** Begin GIVEN DATA **
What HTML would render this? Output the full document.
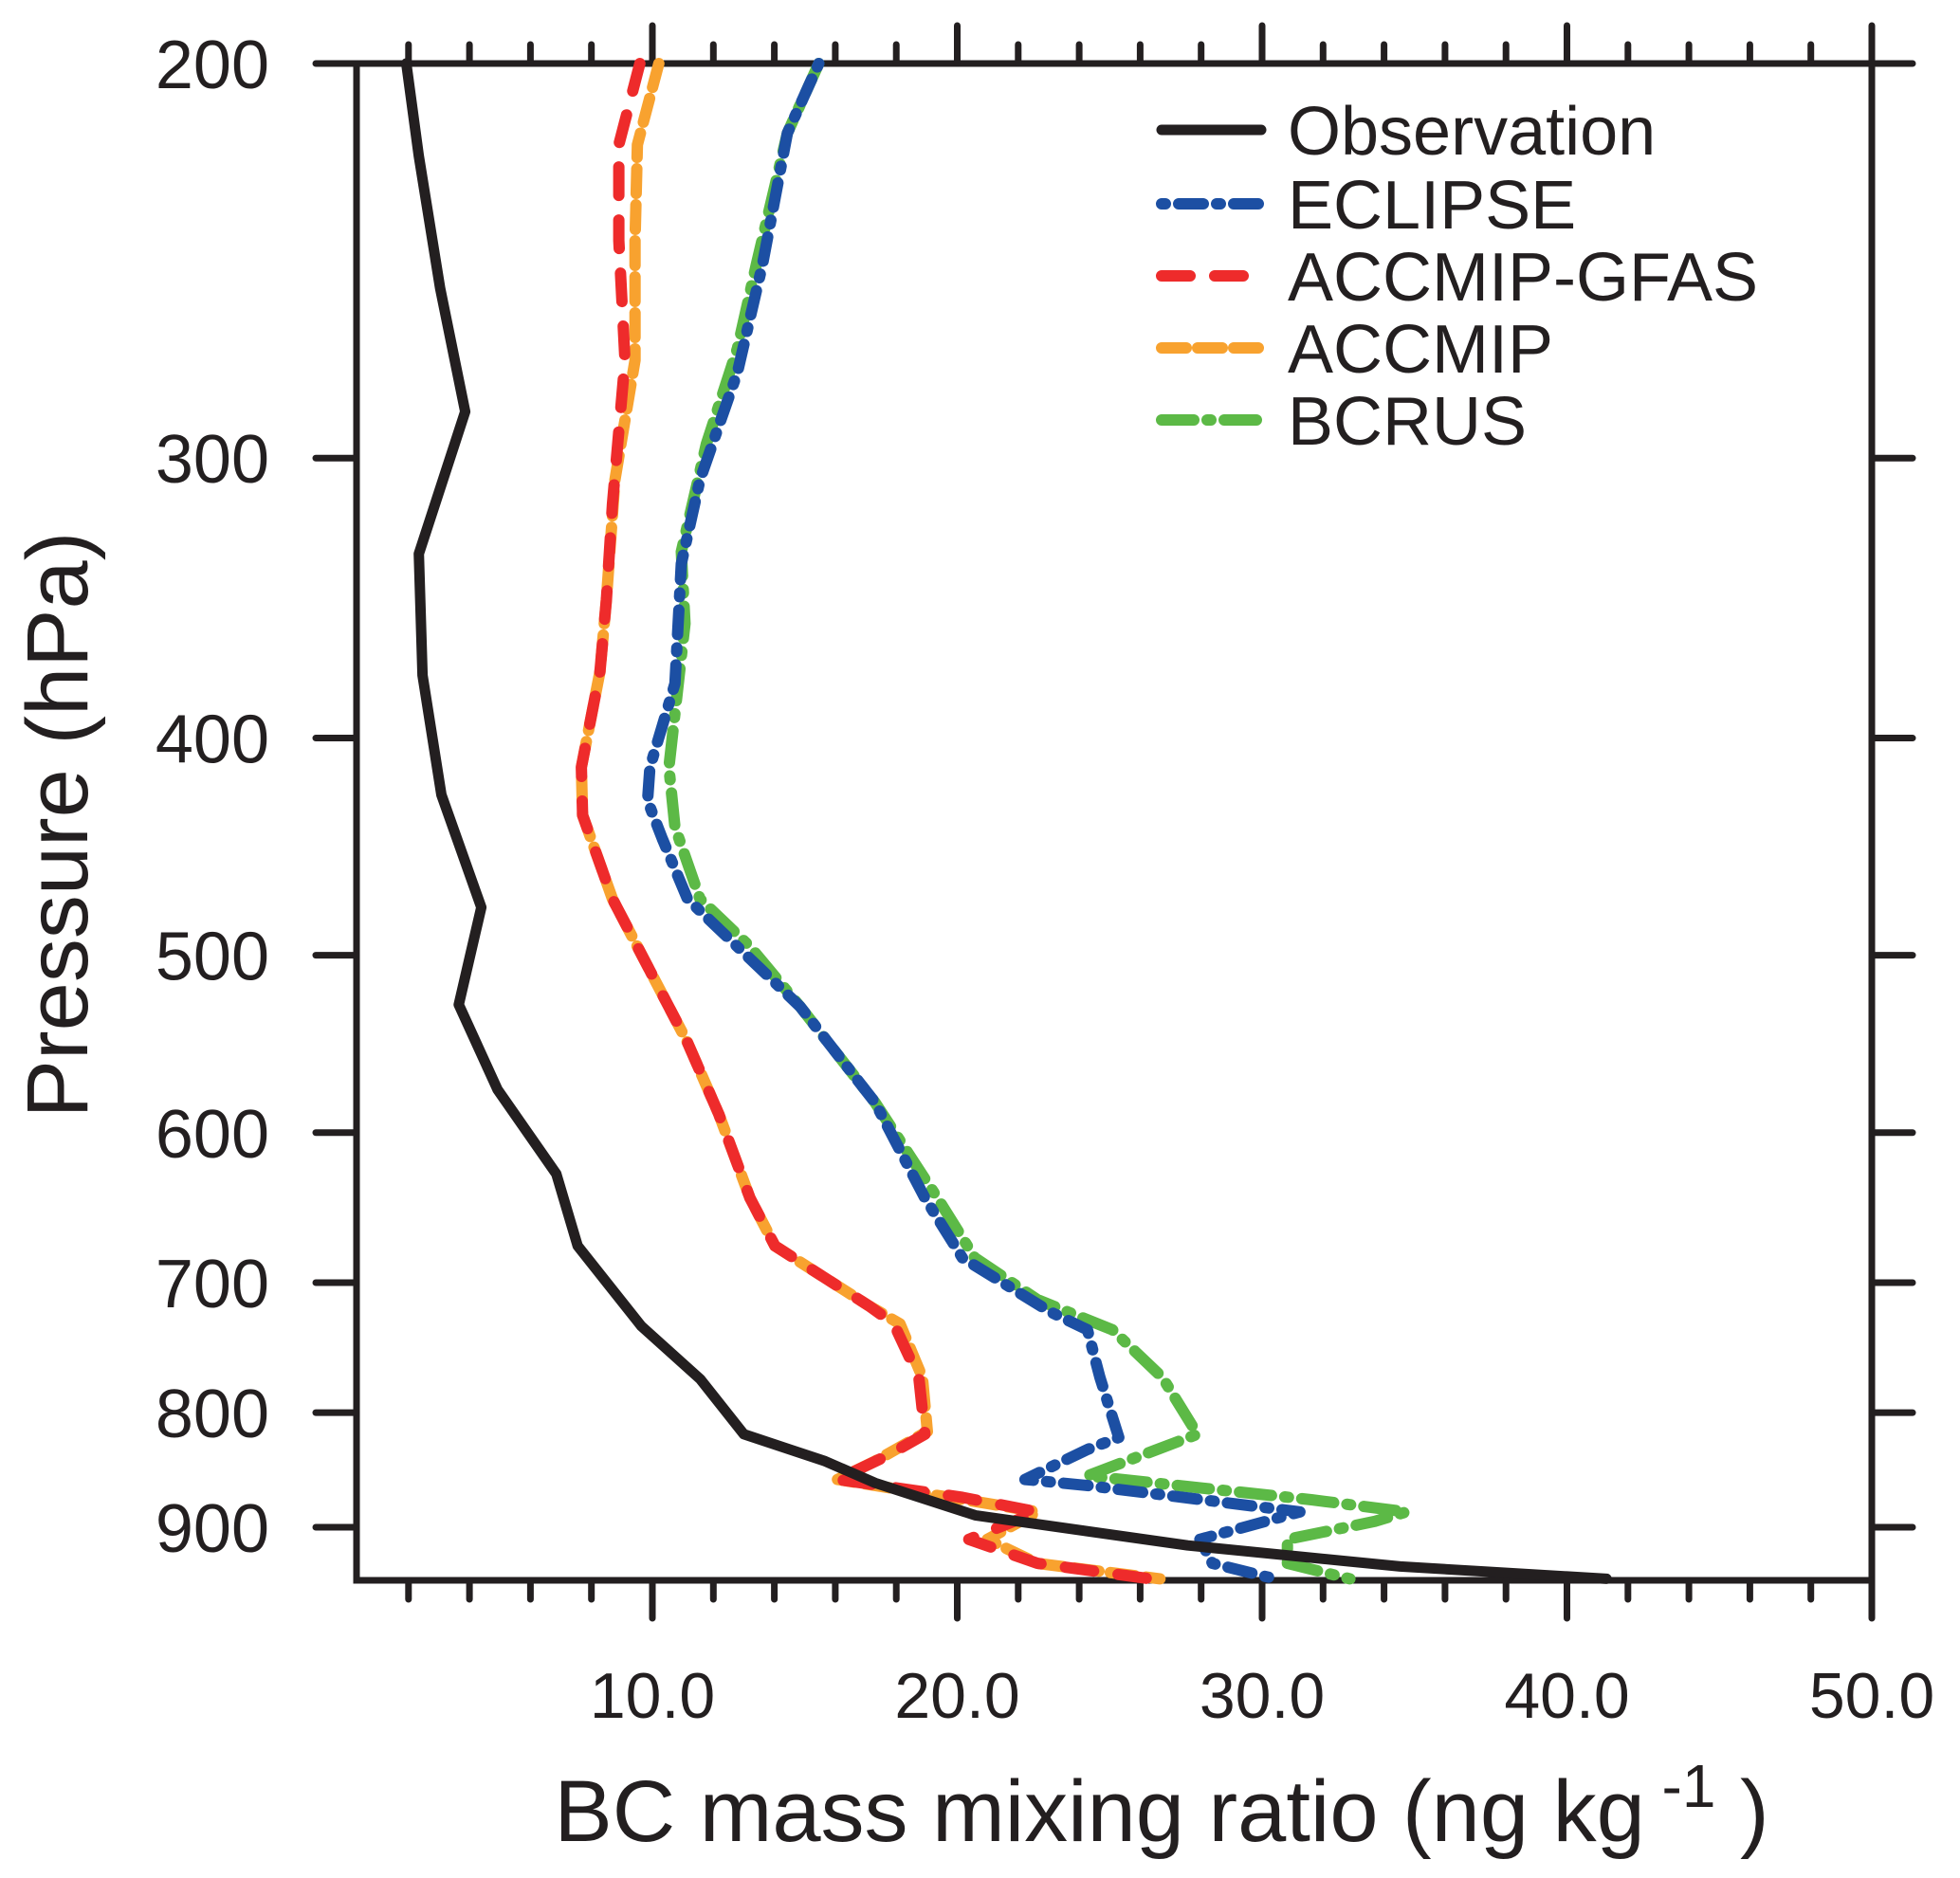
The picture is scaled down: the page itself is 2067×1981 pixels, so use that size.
<!DOCTYPE html>
<html><head><meta charset="utf-8"><style>
html,body{margin:0;padding:0;background:#fff}
svg{display:block}
text{font-family:"Liberation Sans",Arial,sans-serif;fill:#231f20}
</style></head><body>
<svg id="chart" width="2067" height="1981" viewBox="0 0 2067 1981">
<g id="frame"></g>
<g id="series"></g>
<g id="legend"></g>
<text x="1225" y="1942" font-size="92" text-anchor="middle">BC mass mixing ratio (ng kg<tspan font-size="64" dy="-36"> -1</tspan><tspan dy="36"> )</tspan></text>
<text transform="translate(92,870) rotate(-90)" font-size="92" text-anchor="middle">Pressure (hPa)</text>
</svg>
<script>
const xTicks=[10,20,30,40,50];
const xTickLabels=["10.0","20.0","30.0","40.0","50.0"];
const yTicks=[200,300,400,500,600,700,800,900];
const yTickLabels=["200","300","400","500","600","700","800","900"];
const seriesNames=["Observation","ECLIPSE","ACCMIP-GFAS","ACCMIP","BCRUS"];
const obsX=[1.93,2.34,3.04,3.86,2.34,2.46,3.08,4.39,3.65,4.92,6.85,7.55,9.64,11.57,13.0,15.67,17.31,20.59,27.56,34.53,41.3];
const obsP=[200,220,252,286,331,375,424,476,526,574,626,674,732,773,818,841,860,889,917,937,949];
const eclX=[15.46,14.43,13.61,12.79,11.56,10.95,10.74,9.92,9.84,10.33,11.15,13.2,14.84,17.3,18.94,20.17,23.04,24.27,24.68,25.3,24.27,22.22,24.27,31.24,27.96,28.37,30.42];
const eclP=[200,214.8,245.9,274.7,306.8,334.4,378.2,412.2,426.6,443.7,471.9,501.8,527,581.6,641.7,682.4,721.2,734.7,771.7,820.7,830.9,856.9,862.2,885.9,911.3,934,949];
const gfasX=[9.59,8.9,8.9,9.1,8.69,8.49,8.28,7.67,7.71,8.69,9.92,11.15,12.18,13.2,14.02,15.25,17.1,17.92,18.74,18.94,17.71,16.07,20.17,22.63,20.38,22.63,26.32];
const gfasP=[200,217.4,239.9,271.3,314.5,347,373.6,412.2,433,471.9,508,546.9,588.8,641.7,674,690.9,716.8,730.2,771.7,818,836,856.9,872.8,885.9,911.3,934,949];
const accX=[10.21,9.51,9.43,9.43,8.77,8.49,8.28,7.67,7.71,8.69,9.92,11.15,12.18,13.2,14.02,15.25,17.1,18.12,18.86,19.02,17.3,16.07,20.99,22.63,20.99,22.63,26.65];
const accP=[200,217.4,239.9,271.3,306.8,347,373.6,412.2,433,471.9,508,546.9,588.8,641.7,674,690.9,716.8,730.2,771.7,815.7,841,856.9,878.3,885.9,911.3,934,949];
const bcrX=[15.46,14.43,13.41,12.79,11.77,10.95,11.07,10.54,10.74,11.56,13.2,14.84,17.3,19.35,20.58,22.63,25.09,26.73,27.88,24.27,31.65,34.73,33.7,30.83,30.83,32.88];
const bcrP=[200,214.8,245.9,268,295.7,330.3,355.6,412.2,438.3,471.9,495.6,527,581.6,641.7,682.4,712.4,734.7,771.7,818,853.7,875,885.9,894.6,911.3,934,949];

const NS="http://www.w3.org/2000/svg";
const L=376,R=1974,T=67,B=1667;
function sx(v){return 366.5+32.15*v;}
function sy(p){return 67+1544*Math.log(p/200)/Math.log(4.5);}
function mk(tag,attrs,parent){const e=document.createElementNS(NS,tag);for(const k in attrs)e.setAttribute(k,attrs[k]);parent.appendChild(e);return e;}
const frame=document.getElementById('frame');
const stroke={stroke:"#231f20","stroke-width":7,"stroke-linecap":"round",fill:"none"};
let rect=mk('rect',Object.assign({x:L,y:T,width:R-L,height:B-T},stroke),frame);


for(let v=2;v<=50;v+=2){
  const major=v%10===0;const len=major?40:20;const x=sx(v);
  let t=mk('line',Object.assign({x1:x,x2:x,y1:B,y2:B+len},stroke),frame);
  
  
  let t2=mk('line',Object.assign({x1:x,x2:x,y1:T,y2:T-len},stroke),frame);
  
  
}
xTicks.forEach((v,i)=>{
  let tx=mk('text',{x:sx(v),y:1812,'font-size':68,'text-anchor':'middle'},frame);
  tx.textContent=xTickLabels[i];
  
  
});
yTicks.forEach((p,i)=>{
  const y=sy(p);
  let a=mk('line',Object.assign({x1:L-43,x2:L,y1:y,y2:y},stroke),frame);
  
  
  let b=mk('line',Object.assign({x1:R,x2:R+43,y1:y,y2:y},stroke),frame);
  
  
  let tx=mk('text',{x:284,y:y+26,'font-size':72,'text-anchor':'end'},frame);
  tx.textContent=yTickLabels[i];
  
  
});
const styles=[
 {c:"#231f20",d:"",w:11},
 {c:"#1c4fa3",d:"4 14 26 14",w:12},
 {c:"#ee2b2b",d:"30 26",w:12},
 {c:"#f8a22f",d:"26 12",w:12},
 {c:"#5cb946",d:"34 14 4 14",w:12}
];
const data=[[obsX,obsP],[eclX,eclP],[gfasX,gfasP],[accX,accP],[bcrX,bcrP]];
const order=[4,3,2,1,0];
const sg=document.getElementById('series');
order.forEach(i=>{
  const [xs,ps]=data[i];
  const pts=xs.map((v,k)=>sx(v).toFixed(1)+","+sy(ps[k]).toFixed(1)).join(" ");
  const s=styles[i];
  let pl=mk('polyline',{points:pts,fill:"none",stroke:s.c,"stroke-width":s.w,"stroke-linecap":"round","stroke-linejoin":"round"},sg);
  if(s.d)pl.setAttribute('stroke-dasharray',s.d);
  
  
});
const lg=document.getElementById('legend');
const rows=[137,215,291,367,443];
seriesNames.forEach((n,i)=>{
  const s=styles[i];
  let ln=mk('line',{x1:1225,x2:1330,y1:rows[i],y2:rows[i],stroke:s.c,"stroke-width":s.w,"stroke-linecap":"round"},lg);
  if(s.d)ln.setAttribute('stroke-dasharray',s.d);
  
  
  let tx=mk('text',{x:1358,y:rows[i]+26,'font-size':72},lg);
  tx.textContent=n;
  
  
});
</script>
</body></html>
** End GIVEN DATA **
Copy each line above precisely, dropping the pictures.

What HTML would render this? Output the full document.
The picture is scaled down: the page itself is 2067×1981 pixels, so use that size.
<!DOCTYPE html>
<html><head><meta charset="utf-8"><style>
html,body{margin:0;padding:0;background:#fff}
svg{display:block}
text{font-family:"Liberation Sans",Arial,sans-serif;fill:#231f20}
</style></head><body>
<svg id="chart" width="2067" height="1981" viewBox="0 0 2067 1981">
<g id="frame"></g>
<g id="series"></g>
<g id="legend"></g>
<text x="1225" y="1942" font-size="92" text-anchor="middle">BC mass mixing ratio (ng kg<tspan font-size="64" dy="-36"> -1</tspan><tspan dy="36"> )</tspan></text>
<text transform="translate(92,870) rotate(-90)" font-size="92" text-anchor="middle">Pressure (hPa)</text>
</svg>
<script>
const xTicks=[10,20,30,40,50];
const xTickLabels=["10.0","20.0","30.0","40.0","50.0"];
const yTicks=[200,300,400,500,600,700,800,900];
const yTickLabels=["200","300","400","500","600","700","800","900"];
const seriesNames=["Observation","ECLIPSE","ACCMIP-GFAS","ACCMIP","BCRUS"];
const obsX=[1.93,2.34,3.04,3.86,2.34,2.46,3.08,4.39,3.65,4.92,6.85,7.55,9.64,11.57,13.0,15.67,17.31,20.59,27.56,34.53,41.3];
const obsP=[200,220,252,286,331,375,424,476,526,574,626,674,732,773,818,841,860,889,917,937,949];
const eclX=[15.46,14.43,13.61,12.79,11.56,10.95,10.74,9.92,9.84,10.33,11.15,13.2,14.84,17.3,18.94,20.17,23.04,24.27,24.68,25.3,24.27,22.22,24.27,31.24,27.96,28.37,30.42];
const eclP=[200,214.8,245.9,274.7,306.8,334.4,378.2,412.2,426.6,443.7,471.9,501.8,527,581.6,641.7,682.4,721.2,734.7,771.7,820.7,830.9,856.9,862.2,885.9,911.3,934,949];
const gfasX=[9.59,8.9,8.9,9.1,8.69,8.49,8.28,7.67,7.71,8.69,9.92,11.15,12.18,13.2,14.02,15.25,17.1,17.92,18.74,18.94,17.71,16.07,20.17,22.63,20.38,22.63,26.32];
const gfasP=[200,217.4,239.9,271.3,314.5,347,373.6,412.2,433,471.9,508,546.9,588.8,641.7,674,690.9,716.8,730.2,771.7,818,836,856.9,872.8,885.9,911.3,934,949];
const accX=[10.21,9.51,9.43,9.43,8.77,8.49,8.28,7.67,7.71,8.69,9.92,11.15,12.18,13.2,14.02,15.25,17.1,18.12,18.86,19.02,17.3,16.07,20.99,22.63,20.99,22.63,26.65];
const accP=[200,217.4,239.9,271.3,306.8,347,373.6,412.2,433,471.9,508,546.9,588.8,641.7,674,690.9,716.8,730.2,771.7,815.7,841,856.9,878.3,885.9,911.3,934,949];
const bcrX=[15.46,14.43,13.41,12.79,11.77,10.95,11.07,10.54,10.74,11.56,13.2,14.84,17.3,19.35,20.58,22.63,25.09,26.73,27.88,24.27,31.65,34.73,33.7,30.83,30.83,32.88];
const bcrP=[200,214.8,245.9,268,295.7,330.3,355.6,412.2,438.3,471.9,495.6,527,581.6,641.7,682.4,712.4,734.7,771.7,818,853.7,875,885.9,894.6,911.3,934,949];

const NS="http://www.w3.org/2000/svg";
const L=376,R=1974,T=67,B=1667;
function sx(v){return 366.5+32.15*v;}
function sy(p){return 67+1544*Math.log(p/200)/Math.log(4.5);}
function mk(tag,attrs,parent){const e=document.createElementNS(NS,tag);for(const k in attrs)e.setAttribute(k,attrs[k]);parent.appendChild(e);return e;}
const frame=document.getElementById('frame');
const stroke={stroke:"#231f20","stroke-width":7,"stroke-linecap":"round",fill:"none"};
let rect=mk('rect',Object.assign({x:L,y:T,width:R-L,height:B-T},stroke),frame);


for(let v=2;v<=50;v+=2){
  const major=v%10===0;const len=major?40:20;const x=sx(v);
  let t=mk('line',Object.assign({x1:x,x2:x,y1:B,y2:B+len},stroke),frame);
  
  
  let t2=mk('line',Object.assign({x1:x,x2:x,y1:T,y2:T-len},stroke),frame);
  
  
}
xTicks.forEach((v,i)=>{
  let tx=mk('text',{x:sx(v),y:1812,'font-size':68,'text-anchor':'middle'},frame);
  tx.textContent=xTickLabels[i];
  
  
});
yTicks.forEach((p,i)=>{
  const y=sy(p);
  let a=mk('line',Object.assign({x1:L-43,x2:L,y1:y,y2:y},stroke),frame);
  
  
  let b=mk('line',Object.assign({x1:R,x2:R+43,y1:y,y2:y},stroke),frame);
  
  
  let tx=mk('text',{x:284,y:y+26,'font-size':72,'text-anchor':'end'},frame);
  tx.textContent=yTickLabels[i];
  
  
});
const styles=[
 {c:"#231f20",d:"",w:11},
 {c:"#1c4fa3",d:"4 14 26 14",w:12},
 {c:"#ee2b2b",d:"30 26",w:12},
 {c:"#f8a22f",d:"26 12",w:12},
 {c:"#5cb946",d:"34 14 4 14",w:12}
];
const data=[[obsX,obsP],[eclX,eclP],[gfasX,gfasP],[accX,accP],[bcrX,bcrP]];
const order=[4,3,2,1,0];
const sg=document.getElementById('series');
order.forEach(i=>{
  const [xs,ps]=data[i];
  const pts=xs.map((v,k)=>sx(v).toFixed(1)+","+sy(ps[k]).toFixed(1)).join(" ");
  const s=styles[i];
  let pl=mk('polyline',{points:pts,fill:"none",stroke:s.c,"stroke-width":s.w,"stroke-linecap":"round","stroke-linejoin":"round"},sg);
  if(s.d)pl.setAttribute('stroke-dasharray',s.d);
  
  
});
const lg=document.getElementById('legend');
const rows=[137,215,291,367,443];
seriesNames.forEach((n,i)=>{
  const s=styles[i];
  let ln=mk('line',{x1:1225,x2:1330,y1:rows[i],y2:rows[i],stroke:s.c,"stroke-width":s.w,"stroke-linecap":"round"},lg);
  if(s.d)ln.setAttribute('stroke-dasharray',s.d);
  
  
  let tx=mk('text',{x:1358,y:rows[i]+26,'font-size':72},lg);
  tx.textContent=n;
  
  
});
</script>
</body></html>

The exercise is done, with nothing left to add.